Regardless, a 1-to-1 program that would put an iPad in the hands of every New Trier student is “a long way off,” Johnson said. “I think we’re looking at it just as a short-term program. We’re doing it because we think it will be successful; we hope it will be successful.

Part of the reason why he emphasizes patience is for teacher buy-in.

One who has already bought-in is Wes Molyneaux, a New Trier anatomy teacher and technology staff developer. He works with other faculty members to integrate technology into the classroom. But he stressed that before the school can make a bulky backpack obsolete by issuing students iPads, the paperless concept needs to be welcomed by everyone.

“If we get to that tipping point, where we say wow, the majority of teachers and the majority of students are really doing this, then we’re maybe ready to push into that realm,” Molyneaux said. “Because otherwise you’re forcing them to teach in a way that they’re not comfortable with. Why make a really good teacher change what they’re doing if they’re really good?”

But Molyneaux, 30, is already comfortable using the iPad in his classroom. He pointed to a hominid evolution project that itself has already evolved, thanks to the iPad.

In the past, students were assigned a species and used digital cameras to photograph their research subjects.

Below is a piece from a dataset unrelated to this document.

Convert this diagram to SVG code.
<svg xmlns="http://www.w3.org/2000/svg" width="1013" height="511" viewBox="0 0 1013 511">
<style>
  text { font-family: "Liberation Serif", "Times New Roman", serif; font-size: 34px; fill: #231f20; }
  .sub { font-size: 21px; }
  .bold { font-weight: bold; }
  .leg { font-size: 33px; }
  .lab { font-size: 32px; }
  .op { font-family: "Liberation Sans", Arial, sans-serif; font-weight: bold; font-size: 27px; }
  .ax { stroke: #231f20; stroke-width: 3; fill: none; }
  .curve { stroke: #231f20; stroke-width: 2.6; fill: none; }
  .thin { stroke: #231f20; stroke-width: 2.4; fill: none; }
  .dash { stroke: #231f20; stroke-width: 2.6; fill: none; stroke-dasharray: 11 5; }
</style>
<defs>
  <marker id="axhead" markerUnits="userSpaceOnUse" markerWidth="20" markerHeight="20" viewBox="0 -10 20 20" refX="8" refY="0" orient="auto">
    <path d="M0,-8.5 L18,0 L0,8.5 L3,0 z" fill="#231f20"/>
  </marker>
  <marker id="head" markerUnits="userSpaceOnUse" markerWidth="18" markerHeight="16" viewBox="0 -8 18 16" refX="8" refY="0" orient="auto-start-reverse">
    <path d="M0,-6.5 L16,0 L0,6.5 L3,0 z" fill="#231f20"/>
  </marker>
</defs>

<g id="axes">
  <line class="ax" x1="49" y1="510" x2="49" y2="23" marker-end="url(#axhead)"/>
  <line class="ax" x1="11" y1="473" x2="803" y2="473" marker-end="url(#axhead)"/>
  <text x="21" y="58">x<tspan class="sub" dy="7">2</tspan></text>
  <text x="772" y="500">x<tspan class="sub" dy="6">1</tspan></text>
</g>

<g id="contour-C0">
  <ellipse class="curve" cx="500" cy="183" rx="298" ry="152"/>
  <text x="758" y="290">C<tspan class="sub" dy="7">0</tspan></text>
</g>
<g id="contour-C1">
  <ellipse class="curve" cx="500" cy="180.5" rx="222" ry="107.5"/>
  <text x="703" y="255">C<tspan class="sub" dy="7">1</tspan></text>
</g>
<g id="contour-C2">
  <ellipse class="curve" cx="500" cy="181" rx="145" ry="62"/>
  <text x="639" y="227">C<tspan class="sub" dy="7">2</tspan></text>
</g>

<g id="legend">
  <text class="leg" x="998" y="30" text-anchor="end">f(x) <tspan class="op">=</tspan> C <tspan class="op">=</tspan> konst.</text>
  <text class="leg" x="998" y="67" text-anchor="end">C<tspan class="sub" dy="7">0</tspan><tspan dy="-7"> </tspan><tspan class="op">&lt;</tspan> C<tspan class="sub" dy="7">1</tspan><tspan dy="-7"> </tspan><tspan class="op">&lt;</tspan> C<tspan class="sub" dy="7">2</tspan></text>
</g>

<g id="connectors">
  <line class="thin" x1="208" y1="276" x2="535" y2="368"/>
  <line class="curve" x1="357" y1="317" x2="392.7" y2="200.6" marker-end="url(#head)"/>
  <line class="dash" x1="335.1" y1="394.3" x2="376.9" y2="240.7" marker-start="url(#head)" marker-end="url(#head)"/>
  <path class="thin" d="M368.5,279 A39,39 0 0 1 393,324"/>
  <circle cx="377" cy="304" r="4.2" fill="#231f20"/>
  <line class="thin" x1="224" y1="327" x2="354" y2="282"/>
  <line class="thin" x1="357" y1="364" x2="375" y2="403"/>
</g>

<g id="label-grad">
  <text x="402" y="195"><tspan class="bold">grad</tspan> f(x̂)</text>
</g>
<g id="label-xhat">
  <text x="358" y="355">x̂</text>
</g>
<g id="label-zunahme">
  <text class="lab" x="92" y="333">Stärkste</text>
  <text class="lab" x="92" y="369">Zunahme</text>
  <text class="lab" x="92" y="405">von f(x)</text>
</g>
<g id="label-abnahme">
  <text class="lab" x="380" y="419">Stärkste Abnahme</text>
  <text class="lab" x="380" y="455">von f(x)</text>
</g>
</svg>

Then they’d load them onto the computer, print them out and turn them in — along with other information — as part of a lab, Molyneaux said.

“The learning was sort of lost in the technology of taking pictures and loading them in and marking them up with styluses on tablets and all these different kinds of things,” he said. “And with the iPads this year we were really able to scale this project back and really focus it in.”

Students used the camera inside the iPad to take photos, then used an app to include text and create slides which were then loaded into a movie app, where they recorded their own voices as narrators using iPad’s microphone.

The end product was a “very professional looking documentaries on the species they were assigned,” Molyneaux said. “The production of these wonderful documentaries was really not possible before.”

“It was more about the content than it was about ‘How do I click on this?’ or ‘How do I import this?’” he said. “That’s one of the reasons I think the iPad is a great choice for education and for students. It’s just a simple machine that when the kids pick it up and they learn one or two quick things, everything works so seamlessly together.”

There are scores of possibilities for putting iPads in use in the classroom.

“It’s been a constant flow of ‘A-ha’ moments,” Molyneaux said.

Every subject could benefit from an iPad, Johnson said, not just math, science and English. Social studies students could get a better grasp on the Civil War by searching interactive battlefield maps, he said.

Students can use the devices to record themselves speaking in a foreign language, then either share with a classmate or verify grammar and pronunciation.

Even kinetic wellness students — the school’s physical education program — could use an iPad to control their daily workout or personal health statistics, Johnson said.

Just the concept of iPads in the hands of students got the imaginations of school board members going at their Jan. 17 meeting. Though the pilot program won’t start until the fall, they began discussing the possibilities of iPad insurance — either $50 per year through the school or hiring a third-party to operate a program — as well as whether the district could charge parents a fee for the device.

“I would love to see the kinds and the parents pay something so they know they’re invested in it,” Myefski said, especially since the iPads would be going home at night.

“They need to take personal ownership in order to be creative or innovative with a device like this. It doesn’t pass around very well.”

Teacher iPad proposals will be reviewed this month by the New Trier Technology Planning Committee and accepted pitches will be announced the following month, according to the school’s project schedule. In May, the school board is scheduled to approve the project as part of the 2013 capital expenditure program.